Siverlight is yet another new instance of the same type of thing.

The clear intent is to get web content as much as possible to require Microsoft-only technologies on the clients to view it. Anyone wishing to surf the web would then need to do so from a Windows platform.

That is what is so objectionable, and that, very much, is what is anti-trust about Microsoft irremovably bundling IE with Windows.

The Internet is intended to be platform independent, a world-wide resource for everyone to use. Microsoft must not be allowed to corrupt that.

Reply Parent Score: 3

RE[6]: Again?
by nberardi on Sun 18th Jan 2009 17:40 in reply to "RE[5]: Again?"
nberardi Member since:
2005-07-10

Can you get rid of Safari on OSX? Can I swap out FireFox for browsing the Apple iTunes Store inside iTunes? No it is tightly integrated in.

So I would respect you guys a lot more if you actually took the same stance for all instances of vendor lock in, not just the companies who you have decided to hate for whatever reason.

Reply Parent Score: 1

glarepate Member since:
2006-01-04

Ftp
Wget
Curl
BitTorrent

Not bundling IE doesn't mean that they can't bundle other browsers. Or offer Ftp scripts to download other browsers.

How did cavemen get their kills back home without SUVs?

<=======[[[){)o.;[>~

Reply Parent Score: 2

nberardi Member since:
2005-07-10

Yeah because the person first buy a computer would know what the hell all that stuff is. Come on, is this really the best argument you can come up with for how people can get on the internet on Windows with out IE.

It really proves my point of how stupid this latest attempt by the EU is.

Reply Parent Score: 1

RE[5]: Again?
by anda_skoa on Sun 18th Jan 2009 12:31 in reply to "RE[4]: Again?"
anda_skoa Member since:
2005-07-07

It will mean there will be no browser on Windows, so how the hell do you plan on getting to the Internet?


This is of course a common misunderstanding of people less involved with IT related technologies.

The software part which actually "gets you to the Internet" is usually referred to as the TCP/IP stack.

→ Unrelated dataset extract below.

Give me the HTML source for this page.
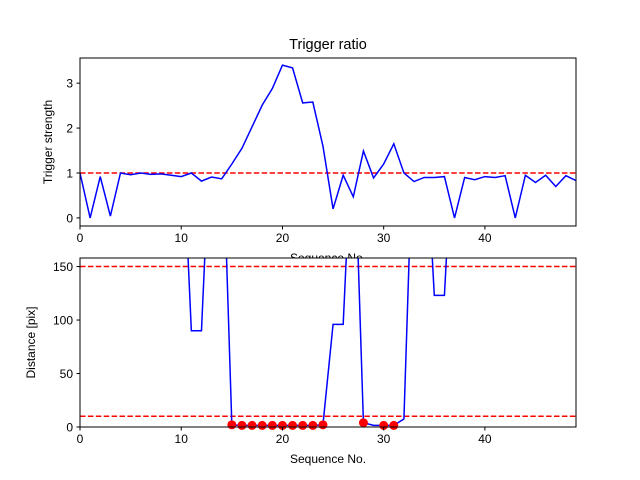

While not totally correct since you'll also need UDP/IP and ICMP, it is close enought to be accepted as the most widely used term.

A web browser is, as its name already indicates, only necessary to browse the "world wide web" (also referred to as WWW or just Web).

All other forms use cases such as communication (e.g mail, instant messaging, telephony), software distribution (installation, updates, upgrades), gaming (e.g. World of Warcraft), and so on have their own client side programs for transporting their respective data through the network.

Reply Parent Score: 2

RE[6]: Again?
by nberardi on Sun 18th Jan 2009 17:37 in reply to "RE[5]: Again?"
nberardi Member since:
2005-07-10

Thanks for the history lesson, but to be frank I was being overly generic for a reason. We have all seen the news article about the young lady who blamed Dell because she could install Verizon High Speed Internet on her Ubuntu. What chances does she have if Internet Explorer isn't on the PC.

The point is to the average person Internet == World Wide Web == Email == Web Browsing == Online Shopping. They are all the same to the common person buying a computer for the first time, you can't expect them to know how to FTP to Mozilla to download Firefox to get on the internet.